На дворе собирались нетемные говорливые сумерки конца февраля. В первый раз в жизни мне пришло в голову, что Вы – человек, и я мог бы написать Вам, какую нечеловечески огромную роль Вы сыграли в моем существованьи. До этого такая мысль ни разу не являлась мне. Теперь она вдруг уместилась в моем сознаньи. Я вскоре написал Вам».
В ожидании точного текста письма Рильке Пастернак обрушил на Цветаеву поток восторженных писем.
Пастернак – Цветаевой
25 марта 1926 г.
Наконец-то я с тобой. Так как мне все ясно и я в нее верю, то можно бы молчать, предоставив все судьбе, такой головокружительно-незаслуженной, такой преданной. Ко именно в этой мысли столько чувства к тебе, если не все оно целиком, что с ней не совладать. Я люблю тебя так сильно, так вполне, что становлюсь вещью в этом чувстве, как купающийся в бурю, и мне надо, чтобы оно подмывало меня, клало на бок, подвешивало за ноги вниз головой [212] – я им спеленут, я становлюсь ребенком, первым и единственным, мира, явленного тобой и мной. Мне не нравятся последние три слова. О мире дальше. Всего сразу не сказать. Тогда ты зачеркнешь и подставишь.
Что же я делаю, где ты меня увидишь висящим в воздухе вверх ногами?
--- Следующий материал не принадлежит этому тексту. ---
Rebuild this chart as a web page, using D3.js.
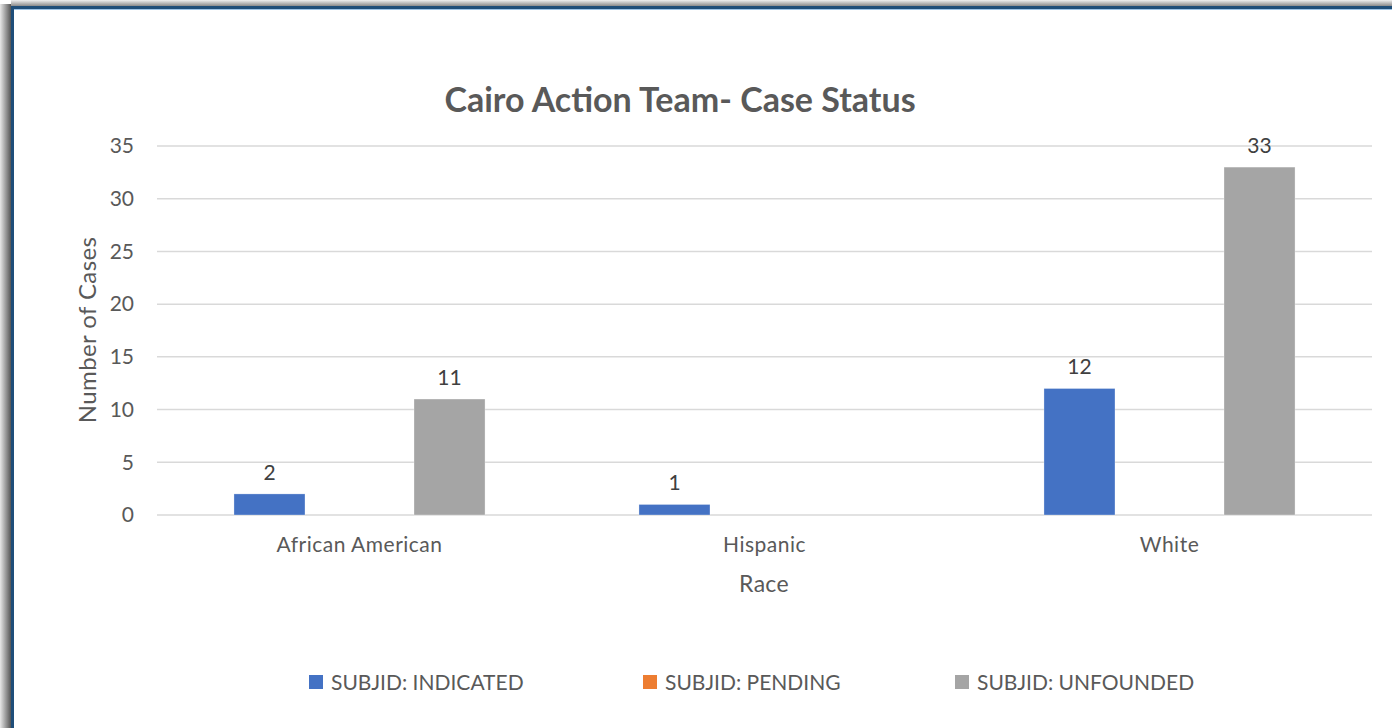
<!DOCTYPE html>
<html>
<head>
<meta charset="utf-8">
<script src="https://cdn.jsdelivr.net/npm/d3@7"></script>
<style>
  html, body { margin: 0; padding: 0; background: #fff; }
  svg { display: block; font-family: Lato, "Open Sans", sans-serif; }
</style>
</head>
<body>
<svg id="chart"></svg>
<script>
const width = 1392, height = 728;

// data
const races = ["African American", "Hispanic", "White"];
const seriesNames = ["SUBJID: INDICATED", "SUBJID: PENDING", "SUBJID: UNFOUNDED"];
const indicated = [2, 1, 12];
const pending = [null, null, null];
const unfounded = [11, null, 33];
const yTicks = [0, 5, 10, 15, 20, 25, 30, 35];

const colors = ["#4472c4", "#ed7d31", "#a5a5a5"];
const allSeries = [indicated, pending, unfounded];

const svg = d3.select("#chart").attr("width", width).attr("height", height);

// frame: shadow + dark blue border, top and left
const defs = svg.append("defs");
const gl = defs.append("linearGradient").attr("id", "shadowL").attr("x1", 0).attr("x2", 1).attr("y1", 0).attr("y2", 0);
gl.append("stop").attr("offset", 0).attr("stop-color", "#e8e8e8");
gl.append("stop").attr("offset", 1).attr("stop-color", "#555");
const gt = defs.append("linearGradient").attr("id", "shadowT").attr("x1", 0).attr("x2", 0).attr("y1", 0).attr("y2", 1);
gt.append("stop").attr("offset", 0).attr("stop-color", "#f0f0f0");
gt.append("stop").attr("offset", 1).attr("stop-color", "#8a8a8a");

svg.append("rect").attr("x", 0).attr("y", 4).attr("width", 11).attr("height", height).attr("fill", "url(#shadowL)");
svg.append("rect").attr("x", 11).attr("y", 0).attr("width", width).attr("height", 6).attr("fill", "url(#shadowT)");
svg.append("rect").attr("x", 11).attr("y", 6).attr("width", 3).attr("height", height).attr("fill", "#1f4e79");
svg.append("rect").attr("x", 11).attr("y", 6).attr("width", width).attr("height", 3).attr("fill", "#1f4e79");
svg.append("rect").attr("x", 14).attr("y", 9).attr("width", width).attr("height", 1).attr("fill", "#9dc3e6");

// scales
const x0 = d3.scaleBand().domain(races).range([157, 1372]).padding(0);
const x1 = d3.scaleBand().domain(d3.range(seriesNames.length))
  .range([0, x0.bandwidth()]).paddingInner(0.211).paddingOuter(0.855);
const y = d3.scaleLinear().domain([0, 35]).range([515, 146]);

// gridlines
svg.append("g").selectAll("line").data(yTicks).join("line")
  .attr("x1", 157).attr("x2", 1372)
  .attr("y1", d => y(d)).attr("y2", d => y(d))
  .attr("stroke", "#d9d9d9").attr("stroke-width", 1.5);

// y axis labels
const yAxis = svg.append("g").attr("transform", "translate(140,0)")
  .call(d3.axisLeft(y).tickValues(yTicks).tickSize(0).tickPadding(6));
yAxis.select(".domain").remove();
yAxis.selectAll("text").attr("font-size", 21).attr("fill", "#595959").attr("font-family", "Lato, sans-serif");

// x axis labels
const xAxis = svg.append("g").attr("transform", "translate(0,530)")
  .call(d3.axisBottom(x0).tickSize(0).tickPadding(0));
xAxis.select(".domain").remove();
xAxis.selectAll("text").attr("font-size", 21).attr("fill", "#595959").attr("font-family", "Lato, sans-serif")
  .attr("letter-spacing", 0.5).attr("dy", "1.07em");

// bars
const rows = [];
races.forEach((r, i) => allSeries.forEach((s, j) => {
  if (s[i] != null) rows.push({ race: r, si: j, value: s[i] });
}));

svg.append("g").selectAll("rect").data(rows).join("rect")
  .attr("x", d => x0(d.race) + x1(d.si))
  .attr("width", x1.bandwidth())
  .attr("y", d => y(d.value))
  .attr("height", d => y(0) - y(d.value))
  .attr("fill", d => colors[d.si])
  .attr("stroke", "#fff").attr("stroke-width", 0.6).attr("stroke-opacity", 0.5);

// data labels
svg.append("g").selectAll("text").data(rows).join("text")
  .attr("x", d => x0(d.race) + x1(d.si) + x1.bandwidth() / 2)
  .attr("y", d => y(d.value) - 14)
  .attr("text-anchor", "middle")
  .attr("font-size", 21).attr("fill", "#404040")
  .text(d => d.value);

// title
svg.append("text").attr("x", 680).attr("y", 112).attr("text-anchor", "middle")
  .attr("font-size", 34).attr("font-weight", "bold").attr("fill", "#595959")
  .text("Cairo Action Team- Case Status");

// axis titles
svg.append("text").attr("x", 764).attr("y", 592).attr("text-anchor", "middle")
  .attr("font-size", 23).attr("fill", "#595959").attr("letter-spacing", 0.3).text("Race");
svg.append("text").attr("transform", "translate(96,330) rotate(-90)").attr("text-anchor", "middle")
  .attr("font-size", 24).attr("fill", "#595959").attr("letter-spacing", 0.4).text("Number of Cases");

// legend
const legendX = [309, 643, 955];
const legend = svg.append("g").selectAll("g").data(seriesNames).join("g")
  .attr("transform", (d, i) => `translate(${legendX[i]},675)`);
legend.append("rect").attr("width", 14).attr("height", 14).attr("fill", (d, i) => colors[i]);
legend.append("text").attr("x", 22).attr("y", 15).attr("font-size", 21).attr("fill", "#595959")
  .text(d => d);
</script>
</body>
</html>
Я четвертый вечер сую в пальто кусок мглисто-слякотной, дымно-туманной ночной Праги, с мостом то вдали, то вдруг с тобой, перед самыми глазами, качу к кому-нибудь, подвернувшемуся в деловой очереди или в памяти, и прерывающимся голосом посвящаю их в ту бездну ранящей лирики, Микеланджеловской раскидистости и Толстовской глухоты, которая называется Поэмой Конца. Попала ко мне случайно, ремингтонированная; без знаков препинания.